Il tour dell’Argentario (gravel / MTB)
70 km di estasi pura. Il Tirreno in una delle sue vesti più affascinanti, e un percorso gravel che pare tuffarcisi dentro, ricalcando meticolosamente i contorni frastagliati del promontorio dell’Argentario. Seguire ogni curva di questa penisola bagnata dal sole e dall’azzurro in ogni sua evoluzione verticale dà un senso di ebbrezza quasi destabilizzante, e i 1250 metri di dislivello positivo che ci attendono non pesano neanche tanto di fronte alla bellezza paesaggistica che ci attende.
Iniziamo il nostro percorso dalla stazione di Orbetello, meta balneare a ridosso della spiaggia della Feniglia, dove il cicloturismo gode di grande considerazione: una tranquilla quanto spettacolare pista ciclabile ci conduce infatti all’interno dell’iconica laguna, sfruttando il braccio di terra che separa i due grandi stagni d’acqua salata.

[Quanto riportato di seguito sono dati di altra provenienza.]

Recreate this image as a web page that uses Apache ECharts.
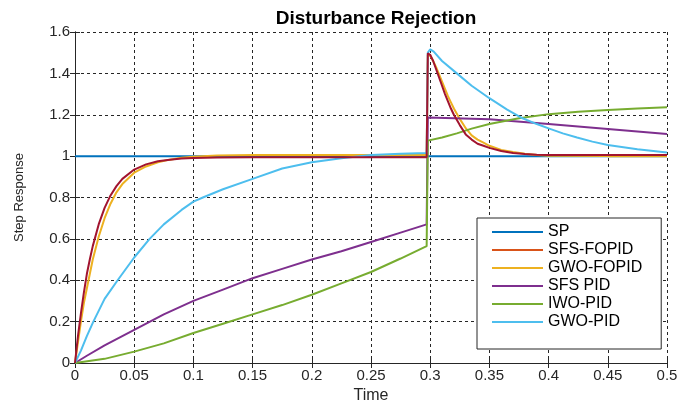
<!DOCTYPE html>
<html>
<head>
<meta charset="utf-8">
<script src="https://cdn.jsdelivr.net/npm/echarts@6/dist/echarts.min.js"></script>
<style>html,body{margin:0;padding:0;background:#fff}#c{width:693px;height:402px}</style>
</head>
<body>
<div id="c"></div>
<script>
// ---- data ----
const seriesNames = ['SP', 'SFS-FOPID', 'GWO-FOPID', 'SFS PID', 'IWO-PID', 'GWO-PID'];
const xTickLabels = ['0','0.05','0.1','0.15','0.2','0.25','0.3','0.35','0.4','0.45','0.5'];
const yTickLabels = ['0','0.2','0.4','0.6','0.8','1','1.2','1.4','1.6'];

const tSP = [0, 0.5];
const ySP = [1, 1];

const tFOPID = [0, 0.0025, 0.005, 0.0075, 0.01, 0.0125, 0.015, 0.02, 0.025, 0.03, 0.035, 0.04, 0.05, 0.06, 0.07, 0.08, 0.09, 0.1, 0.12, 0.15, 0.2, 0.25, 0.297, 0.298, 0.3, 0.3025, 0.305, 0.3075, 0.31, 0.3125, 0.315, 0.3175, 0.32, 0.325, 0.33, 0.335, 0.34, 0.345, 0.35, 0.36, 0.37, 0.38, 0.39, 0.4, 0.45, 0.5];
const ySFSFOPID = [0, 0.13, 0.24, 0.34, 0.43, 0.50, 0.565, 0.67, 0.75, 0.81, 0.855, 0.89, 0.935, 0.96, 0.975, 0.983, 0.988, 0.991, 0.993, 0.995, 0.995, 0.995, 0.995, 1.497, 1.49, 1.46, 1.42, 1.38, 1.34, 1.30, 1.265, 1.23, 1.20, 1.15, 1.105, 1.08, 1.06, 1.05, 1.04, 1.025, 1.015, 1.01, 1.007, 1.005, 1.005, 1.005];
const yGWOFOPID = [0, 0.10, 0.20, 0.29, 0.36, 0.43, 0.50, 0.61, 0.70, 0.77, 0.825, 0.865, 0.92, 0.95, 0.97, 0.983, 0.992, 0.997, 1.003, 1.005, 1.005, 1.005, 1.005, 1.49, 1.485, 1.46, 1.43, 1.395, 1.36, 1.325, 1.29, 1.26, 1.23, 1.18, 1.135, 1.10, 1.08, 1.065, 1.05, 1.03, 1.02, 1.012, 1.006, 1.002, 1.0, 1.0];

const tSFSPID = [0, 0.01, 0.025, 0.05, 0.075, 0.1, 0.125, 0.15, 0.175, 0.2, 0.225, 0.25, 0.275, 0.297, 0.298, 0.35, 0.4, 0.45, 0.5];
const ySFSPID = [0, 0.035, 0.085, 0.16, 0.235, 0.30, 0.355, 0.41, 0.455, 0.50, 0.54, 0.585, 0.63, 0.67, 1.187, 1.178, 1.155, 1.131, 1.107];

const tIWOPID = [0, 0.025, 0.05, 0.075, 0.1, 0.125, 0.15, 0.175, 0.2, 0.225, 0.25, 0.275, 0.297, 0.298, 0.31, 0.3225, 0.335, 0.35, 0.375, 0.4, 0.425, 0.45, 0.475, 0.5];
const yIWOPID = [0, 0.02, 0.055, 0.095, 0.145, 0.19, 0.235, 0.28, 0.33, 0.385, 0.44, 0.505, 0.565, 1.075, 1.09, 1.11, 1.133, 1.155, 1.183, 1.203, 1.214, 1.223, 1.23, 1.236];

const tGWOPID = [0, 0.005, 0.01, 0.0155, 0.025, 0.036, 0.05, 0.063, 0.075, 0.09, 0.1, 0.108, 0.125, 0.15, 0.175, 0.2, 0.225, 0.25, 0.275, 0.297, 0.298, 0.3, 0.303, 0.31, 0.3225, 0.335, 0.35, 0.365, 0.378, 0.39, 0.4, 0.412, 0.424, 0.437, 0.45, 0.475, 0.5];
const yGWOPID = [0, 0.06, 0.13, 0.2, 0.31, 0.4, 0.51, 0.6, 0.67, 0.74, 0.78, 0.80, 0.84, 0.89, 0.94, 0.97, 0.99, 1.005, 1.012, 1.015, 1.5, 1.516, 1.505, 1.46, 1.40, 1.34, 1.28, 1.225, 1.183, 1.155, 1.134, 1.11, 1.09, 1.07, 1.054, 1.033, 1.017];

// ---- styling ----
const lineColors = {
  'SP': '#0072BD',
  'SFS-FOPID': '#A2142F',
  'GWO-FOPID': '#EDB120',
  'SFS PID': '#7E2F8E',
  'IWO-PID': '#77AC30',
  'GWO-PID': '#4DBEEE'
};
const legendColors = Object.assign({}, lineColors, {'SFS-FOPID': '#D95319'});

const pairs = (t, y) => t.map((x, i) => [x, y[i]]);
const FONT = 'Liberation Sans, Arial, sans-serif';
const AX = '#262626';

function mkSeries(name, t, y, z) {
  return {
    name, type: 'line', data: pairs(t, y), symbol: 'none', z: z,
    lineStyle: { width: 2, color: lineColors[name] },
    itemStyle: { color: lineColors[name] },
    animation: false
  };
}

const chart = echarts.init(document.getElementById('c'), null, { renderer: 'canvas' });
const gridSplit = { show: true, lineStyle: { color: AX, type: [3, 3], width: 1 } };

chart.setOption({
  animation: false,
  backgroundColor: '#fff',
  title: {
    text: 'Disturbance Rejection', left: 371, top: 4, textAlign: 'center',
    textStyle: { fontFamily: FONT, fontSize: 19, fontWeight: 'bold', color: '#000' }
  },
  grid: { left: 75, right: 26, top: 32, bottom: 39, containLabel: false, outerBoundsMode: 'none' },
  legend: {
    orient: 'vertical', left: 477, top: 218,
    data: seriesNames.map(n => ({ name: n, itemStyle: { color: legendColors[n] } })),
    icon: 'rect', itemWidth: 51, itemHeight: 2, itemGap: 2,
    textStyle: { fontFamily: FONT, fontSize: 16, color: '#000', lineHeight: 14 },
    backgroundColor: '#fff', borderColor: AX, borderWidth: 1,
    padding: [6, 19, 19, 15]
  },
  xAxis: [{
    type: 'value', min: 0, max: 0.5, interval: 0.05, position: 'bottom',
    axisLine: { show: true, lineStyle: { color: AX } },
    axisTick: { show: true, inside: true, length: 5, lineStyle: { color: AX } },
    axisLabel: { fontFamily: FONT, fontSize: 15, color: AX, margin: 5,
      formatter: v => xTickLabels[Math.round(v / 0.05)] },
    splitLine: gridSplit,
    name: 'Time', nameLocation: 'middle', nameGap: 22,
    nameTextStyle: { fontFamily: FONT, fontSize: 16, color: AX }
  }, {
    type: 'value', min: 0, max: 0.5, interval: 0.05, position: 'top',
    axisLine: { show: true, lineStyle: { color: AX } },
    axisTick: { show: true, inside: true, length: 5, lineStyle: { color: AX } },
    axisLabel: { show: false }, splitLine: { show: false }
  }],
  yAxis: [{
    type: 'value', min: 0, max: 1.6, interval: 0.2, position: 'left',
    axisLine: { show: true, lineStyle: { color: AX } },
    axisTick: { show: true, inside: true, length: 5, lineStyle: { color: AX } },
    axisLabel: { fontFamily: FONT, fontSize: 15, color: AX, margin: 5,
      formatter: v => yTickLabels[Math.round(v / 0.2)] },
    splitLine: gridSplit,
    name: 'Step Response', nameLocation: 'middle', nameGap: 49,
    nameTextStyle: { fontFamily: FONT, fontSize: 13, color: AX }
  }, {
    type: 'value', min: 0, max: 1.6, interval: 0.2, position: 'right',
    axisLine: { show: true, lineStyle: { color: AX } },
    axisTick: { show: true, inside: true, length: 5, lineStyle: { color: AX } },
    axisLabel: { show: false }, splitLine: { show: false }
  }],
  series: [
    mkSeries('SP', tSP, ySP, 2),
    mkSeries('GWO-FOPID', tFOPID, yGWOFOPID, 3),
    mkSeries('SFS PID', tSFSPID, ySFSPID, 3),
    mkSeries('IWO-PID', tIWOPID, yIWOPID, 3),
    mkSeries('GWO-PID', tGWOPID, yGWOPID, 3),
    mkSeries('SFS-FOPID', tFOPID, ySFSFOPID, 4)
  ]
});
</script>
</body>
</html>
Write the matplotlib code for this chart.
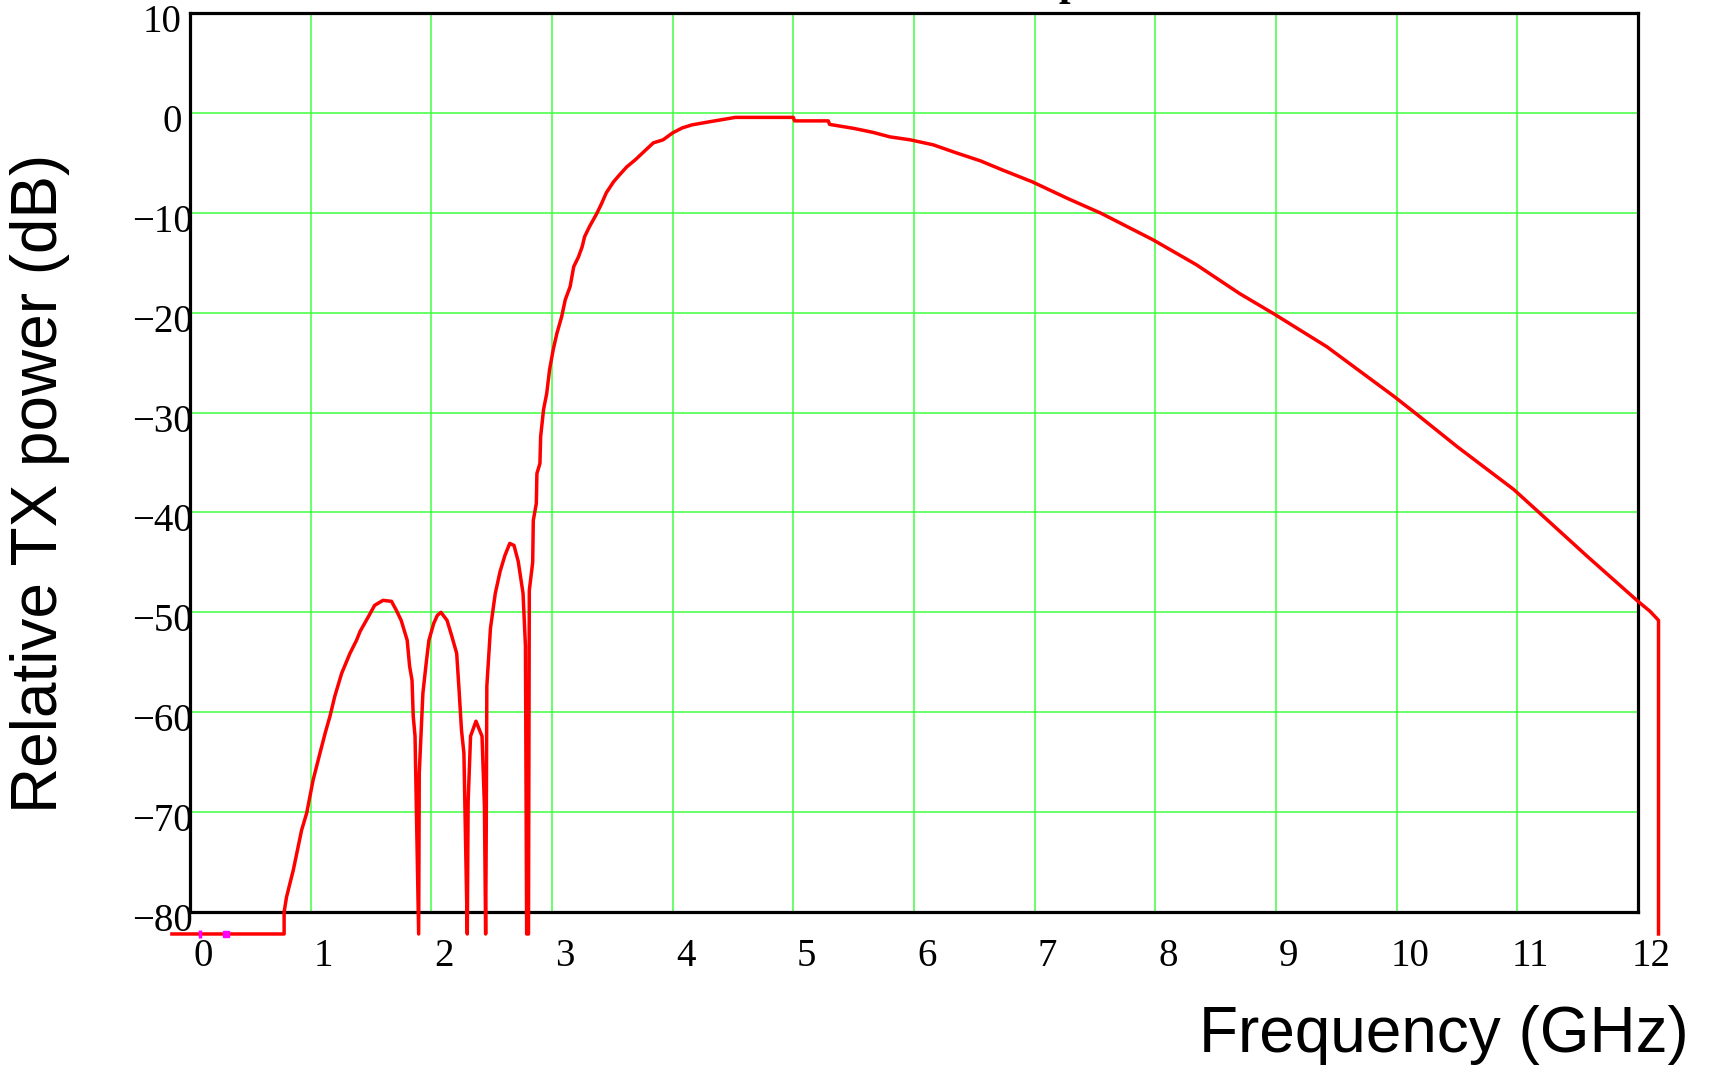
import numpy as np
import matplotlib.pyplot as plt
from matplotlib.transforms import ScaledTranslation

# spectrum (GHz, dB); floor value marks the nulls
freq_ghz = [-0.15, 0.78, 0.78, 0.80, 0.856, 0.925, 0.967, 1.02, 1.077, 1.12,
            1.16, 1.20, 1.257, 1.326, 1.38, 1.41, 1.48, 1.53, 1.60, 1.67,
            1.71, 1.75, 1.80, 1.82, 1.84, 1.85, 1.865, 1.895, 1.90, 1.93,
            1.96, 1.98, 2.02, 2.05, 2.08, 2.13, 2.17, 2.21, 2.23, 2.25,
            2.27, 2.298, 2.305, 2.325, 2.37, 2.42, 2.44, 2.45, 2.455, 2.46,
            2.49, 2.53, 2.57, 2.61, 2.65, 2.685, 2.72, 2.76, 2.78, 2.79,
            2.805, 2.812, 2.84, 2.845, 2.87, 2.875, 2.90, 2.906, 2.93, 2.956,
            2.98, 3.01, 3.04, 3.08, 3.11, 3.15, 3.18, 3.22, 3.25, 3.27,
            3.31, 3.37, 3.41, 3.45, 3.51, 3.56, 3.62, 3.69, 3.76, 3.84,
            3.92, 4.00, 4.08, 4.16, 4.30, 4.52, 5.00, 5.01, 5.29, 5.30,
            5.50, 5.66, 5.80, 5.97, 6.16, 6.35, 6.55, 6.73, 6.98, 7.27,
            7.55, 7.98, 8.34, 8.70, 8.98, 9.42, 9.98, 10.18, 10.50, 10.97,
            11.18, 11.58, 12.00, 12.10, 12.17, 12.17]
power_db = [-82.2, -82.2, -80.0, -78.5, -75.8, -71.8, -70.1, -66.8, -64.1, -62.1,
            -60.4, -58.4, -56.1, -54.1, -52.8, -51.9, -50.4, -49.3, -48.8, -48.9,
            -49.8, -50.8, -52.8, -55.4, -56.8, -60.4, -62.4, -82.2, -66.1, -58.1,
            -54.8, -52.8, -51.1, -50.3, -50.0, -50.8, -52.4, -54.1, -57.8, -61.8,
            -64.1, -82.2, -69.0, -62.4, -60.9, -62.4, -69.4, -82.2, -72.1, -57.4,
            -51.6, -48.1, -45.9, -44.3, -43.1, -43.3, -44.9, -48.1, -53.4, -82.2,
            -82.2, -47.8, -45.0, -40.8, -39.1, -36.1, -35.1, -32.4, -29.7, -28.1,
            -25.7, -23.7, -22.1, -20.4, -18.7, -17.4, -15.4, -14.4, -13.4, -12.4,
            -11.4, -10.1, -9.1, -8.0, -6.9, -6.2, -5.4, -4.7, -3.9, -3.0,
            -2.7, -2.0, -1.5, -1.2, -0.9, -0.45, -0.45, -0.8, -0.8, -1.15,
            -1.55, -1.95, -2.4, -2.7, -3.2, -4.0, -4.8, -5.7, -6.9, -8.55,
            -10.05, -12.7, -15.2, -18.1, -20.1, -23.4, -28.4, -30.3, -33.4, -37.7,
            -40.0, -44.4, -48.9, -49.9, -50.8, -82.2]

# trace cursor marks sitting on the floor line
cursor_ghz = [0.08, 0.30]
cursor_db = [-82.2, -82.2]

x_ticks = list(range(0, 13))
y_ticks = list(range(-80, 11, 10))
y_labels = [f"\u2212{abs(v)}" if v < 0 else str(v) for v in y_ticks]

W, H = 1711, 1065
fig = plt.figure(figsize=(W / 100, H / 100), dpi=100)
ax = fig.add_axes([190 / W, 1 - 912 / H, (1638 - 190) / W, (912 - 13) / H])

ax.plot(freq_ghz, power_db, color='#ff0000', lw=2.5, clip_on=False, zorder=5)
ax.plot(cursor_ghz[:1], cursor_db[:1], ls='none', marker='|', ms=6, mew=2.5,
        color='#ff00ff', clip_on=False, zorder=6)
ax.plot(cursor_ghz[1:], cursor_db[1:], ls='none', marker='s', ms=5,
        color='#ff00ff', clip_on=False, zorder=6)

ax.set_xlim(0, 12)
ax.set_ylim(-80, 10)
ax.set_xticks(x_ticks, [str(v) for v in x_ticks])
ax.set_yticks(y_ticks, y_labels)
ax.grid(True, color='#40ff40', lw=1.1)
ax.set_axisbelow(True)
for s in ax.spines.values():
    s.set_linewidth(2.3)
    s.set_color('black')

serif = 'Liberation Serif'
ax.tick_params(axis='x', length=0, pad=19, labelsize=28)
ax.tick_params(axis='y', length=0, pad=6, labelsize=28)
for lbl in ax.get_xticklabels():
    lbl.set_fontfamily(serif)
    lbl.set_transform(lbl.get_transform() + ScaledTranslation(0.13, 0, fig.dpi_scale_trans))
for lbl in ax.get_yticklabels():
    lbl.set_fontfamily(serif)
    dx = 0.11 if lbl.get_text().startswith('\u2212') else 0.0
    lbl.set_transform(lbl.get_transform() + ScaledTranslation(dx, -0.05, fig.dpi_scale_trans))

fig.text(1689 / W, 1 - 1052 / H, 'Frequency (GHz)', ha='right', va='baseline',
         fontsize=46, family='Liberation Sans')
fig.text(40 / W, 1 - 483 / H, 'Relative TX power (dB)', rotation=90,
         ha='center', va='center', fontsize=46, family='Liberation Sans')
# title mostly cut off at the top edge, only a descender shows
fig.text(1070 / W, 1 + 5 / H, 'p', ha='center', va='baseline',
         fontsize=30, family=serif, fontweight='bold')

fig.savefig('out.png', dpi=100)
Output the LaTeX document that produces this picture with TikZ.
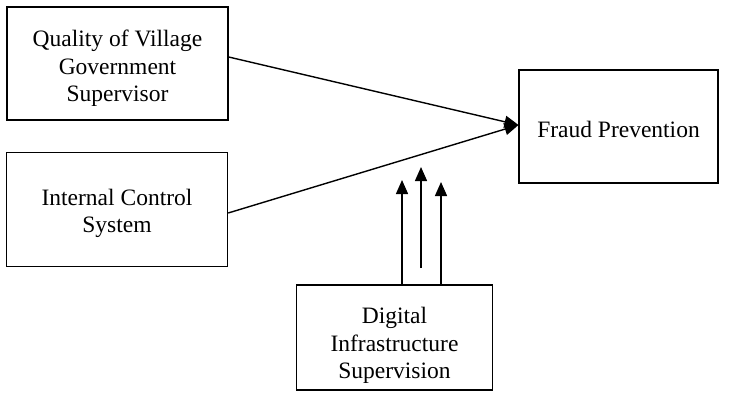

Pianeggiante e in sede separata, l’itinerario per biciclette è adatto a tutti e fa parte anche di un altro percorso in versione facile. Pedalando tra due distese d’acqua mansueta e tranquilla, dove non è raro avvistare fenicotteri a seconda della stagione migratoria, entriamo in un’altra dimensione, ovattata e azzurra.
A metà della ciclabile si attraversa il borgo vecchio di Orbetello, noto per la pesca di anguille, incastonato tra la laguna di levante e quella di ponente. Questi primi 6 km sono da affrontare con passo rilassato, come una passeggiata rilassante, utile a riscaldarsi in vista dei saliscendi successivi.
Giunti ai piedi del Monte Argentario, che tra l’altro è costellato di sentieri MTB più o meno tecnici, giriamo a destra in cerca del periplo della costa, in direzione di Porto Santo Stefano: ci ritroviamo nella parte “ombrosa” dell’Argentario, quella più fresca e discreta, in attesa dell’esplosione panoramica dei chilometri successivi. Passato il vivace centro velistico dal sapore un po’ chic, inizia la salita, prima con uno strappetto breve e ripido, poi più costante e inesorabile: dal livello del mare guadagniamo più di 400 metri, seguendo il verso del promontorio come una matita ostinata a tenere il segno di una sagoma increspata. Prima verso nord, sopra Punta Madonnella, Punta Lividona e La Riccia, poi in un crescendo di imprecazioni ed esclamazioni di sudore. Sotto di noi sfilano calette, scogliere e grotte, e mentre seguiamo la costa in direzione sud appare alla nostra destra l’Isola del Giglio e l’Isola Argentarola – e nei giorni limpidi, la Corsica.
La magia continua chilometro dopo chilometro, quasi a farsi largo tra la trivialità di un toponimo toscano e la leggerezza sospesa del paesaggio. Mischiamo infatti cartelli come Poggio Scorpacciate o il colle Spaccabellezze con le ventose linee blu del Tirreno, che nelle giornate limpide di sole danno davvero il meglio di sé. La traccia descritta comprende una breve deviazione su sterrato sassoso per guadagnare quota e panorama, ma il percorso può benissimo rimanere tutto su asfalto ed essere fatto con una bici da corsa rimanendo sulla strada comunale – si consiglia una gravel se non altro per l’approccio cicloturistico e per le possibili pendenze ripide e improvvise di alcuni tratti.
Passiamo infine la famelica spiaggia “Le Scorpacciate” e Poggio Bocca d’Inferno, e ci inerpichiamo fino alle pendici dell’imponente Forte Filippo, costruzione militare spagnola che domina il borgo vecchio di Porto Ercole. Si sale sì, ma il punto più alto del tracciato è già passato: qualche saliscendi minore e arriviamo a Porto Ercole, centro balneare elegante e frequentato da velisti. L’unico posto spartano in cui fermarsi per un trancio di pizza al taglio e una Peroni ghiacciata è la pizzeria “Lo squalo Charlie“, il cui logo retrò è supportato dalla fiera ostentazione di una storia che perdura dal 1992.
A questo punto ci imbattiamo di nuovo nella pista ciclabile che ci porta di nuovo alla laguna, e ci possiamo scegliere se chiudere l’anello alla stazione di partenza, a Orbetello, o prolungare verso sud con gli sterrati paludosi della Feniglia. In questo secondo caso, che è senza dubbio più vario e affascinante, attraversiamo la Riserva costiera tra pinete lussureggianti e strade bianche fino ad attraversare Ansedonia, e di lì per strade complanari oltrepassiamo il lago di Burano fino alla stazione successiva, quella di Capalbio. Va da sé che praticamente ogni posto del percorso è ottimo per fermarsi a fare un tuffo.